Hasta ahora no hemos conseguido articular un concepto y una estrategia de lo que debería ser un equilibrio razonable entre el riesgo y la seguridad, de lo que tenemos una idea arcaica. Da la impresión de que no hemos entendido ni lo uno ni lo otro: hasta qué punto el riesgo está en la entraña de nuestras sociedades, qué inservible un concepto de seguridad formulado en otras épocas. Por eso nuestros sentimientos en torno al miedo se vuelven especialmente vulnerables.
El trato con el futuro incierto, en lo que éste tiene de peligroso, es una de las conductas más difíciles de aprender: muchas veces somos temerosos cuando no hay motivo suficiente y en otras temerarios más allá de lo razonable.
Tratándose de sociedades complejas, donde todo está estrechamente interrelacionado, la gran cuestión es cómo podemos protegernos de nuestra propia irracionalidad. Los encadenamientos catastróficos frente a los que nos hemos de proteger resultan de nuestra irresponsabilidad por temer demasiado o demasiado poco.
En la crisis económica, por ejemplo, quienes gestionaban las innovaciones financieras tenían menos miedo del que debieran; ahora, la desconfianza de los agentes económicos se explica porque temen tal vez demasiado.
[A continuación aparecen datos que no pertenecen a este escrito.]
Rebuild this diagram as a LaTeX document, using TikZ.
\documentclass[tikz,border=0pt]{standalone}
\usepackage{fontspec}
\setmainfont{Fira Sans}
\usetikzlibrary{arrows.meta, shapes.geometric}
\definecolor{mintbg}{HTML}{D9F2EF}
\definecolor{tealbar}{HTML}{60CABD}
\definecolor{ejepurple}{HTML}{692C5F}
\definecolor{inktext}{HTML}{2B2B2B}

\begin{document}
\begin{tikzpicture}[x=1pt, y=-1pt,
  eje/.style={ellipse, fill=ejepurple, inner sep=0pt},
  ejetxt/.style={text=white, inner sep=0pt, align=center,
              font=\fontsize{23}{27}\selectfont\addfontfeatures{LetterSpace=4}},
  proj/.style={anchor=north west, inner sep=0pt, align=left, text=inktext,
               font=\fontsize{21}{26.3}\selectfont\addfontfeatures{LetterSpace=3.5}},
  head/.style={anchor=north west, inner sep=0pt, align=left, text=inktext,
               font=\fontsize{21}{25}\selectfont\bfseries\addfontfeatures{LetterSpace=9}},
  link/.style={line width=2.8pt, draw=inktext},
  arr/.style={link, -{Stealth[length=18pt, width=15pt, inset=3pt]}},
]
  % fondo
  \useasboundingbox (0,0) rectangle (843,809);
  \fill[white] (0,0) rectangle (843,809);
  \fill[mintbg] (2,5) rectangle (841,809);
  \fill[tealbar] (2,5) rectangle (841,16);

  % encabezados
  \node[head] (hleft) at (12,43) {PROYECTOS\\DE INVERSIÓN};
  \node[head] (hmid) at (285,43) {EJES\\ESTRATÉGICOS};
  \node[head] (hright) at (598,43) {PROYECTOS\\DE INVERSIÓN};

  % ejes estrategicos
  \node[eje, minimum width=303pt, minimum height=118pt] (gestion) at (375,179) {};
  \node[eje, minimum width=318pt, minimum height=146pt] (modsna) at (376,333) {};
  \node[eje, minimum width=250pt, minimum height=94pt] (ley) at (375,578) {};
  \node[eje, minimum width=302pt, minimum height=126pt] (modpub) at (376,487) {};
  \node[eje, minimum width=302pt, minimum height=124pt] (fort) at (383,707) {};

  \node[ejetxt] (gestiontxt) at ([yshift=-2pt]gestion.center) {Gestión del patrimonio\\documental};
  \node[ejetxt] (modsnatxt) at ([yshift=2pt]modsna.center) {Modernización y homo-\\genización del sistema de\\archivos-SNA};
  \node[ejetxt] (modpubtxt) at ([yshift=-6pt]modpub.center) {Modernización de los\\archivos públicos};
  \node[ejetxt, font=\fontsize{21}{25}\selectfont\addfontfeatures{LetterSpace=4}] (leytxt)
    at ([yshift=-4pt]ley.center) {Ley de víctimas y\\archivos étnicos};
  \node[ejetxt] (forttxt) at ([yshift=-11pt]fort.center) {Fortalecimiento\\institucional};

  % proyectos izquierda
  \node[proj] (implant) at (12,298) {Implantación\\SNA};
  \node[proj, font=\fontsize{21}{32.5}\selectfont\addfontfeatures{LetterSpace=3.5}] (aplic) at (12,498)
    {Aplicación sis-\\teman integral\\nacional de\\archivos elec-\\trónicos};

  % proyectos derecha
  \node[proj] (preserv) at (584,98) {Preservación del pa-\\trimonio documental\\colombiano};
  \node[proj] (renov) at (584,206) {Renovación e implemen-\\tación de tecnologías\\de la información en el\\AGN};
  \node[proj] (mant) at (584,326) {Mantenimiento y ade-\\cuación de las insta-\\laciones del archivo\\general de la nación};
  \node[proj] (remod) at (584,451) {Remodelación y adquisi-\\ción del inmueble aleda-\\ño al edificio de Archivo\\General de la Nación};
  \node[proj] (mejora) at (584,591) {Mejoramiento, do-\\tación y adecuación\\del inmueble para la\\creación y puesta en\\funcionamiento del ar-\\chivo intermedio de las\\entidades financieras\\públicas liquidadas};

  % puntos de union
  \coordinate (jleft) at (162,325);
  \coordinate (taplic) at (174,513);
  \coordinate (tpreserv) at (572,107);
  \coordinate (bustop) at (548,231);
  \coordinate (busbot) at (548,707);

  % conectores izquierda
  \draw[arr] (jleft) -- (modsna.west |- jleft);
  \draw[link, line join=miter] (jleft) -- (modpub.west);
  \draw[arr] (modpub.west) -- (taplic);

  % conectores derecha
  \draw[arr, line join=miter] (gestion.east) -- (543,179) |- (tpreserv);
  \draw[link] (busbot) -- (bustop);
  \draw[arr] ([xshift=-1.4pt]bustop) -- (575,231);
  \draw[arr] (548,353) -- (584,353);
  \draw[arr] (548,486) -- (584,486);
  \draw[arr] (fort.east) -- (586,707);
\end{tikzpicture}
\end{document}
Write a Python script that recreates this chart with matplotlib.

Hablando en términos generales, seguramente deberemos generalizar una regulación ex ante, que permita prevenir lo que no es posible sanar, anticipar más bien que reaccionar, impedir y no tanto corregir.
Y, dado que los miedos no se pueden eliminar completamente, necesitamos nuevas estrategias para gobernarlos. Para eso están las instituciones y esa es una de las funciones del gobierno: generar confianza y previsibilidad, impedir que el miedo se convierta en pánico o que la audacia favorezca la irresponsabilidad.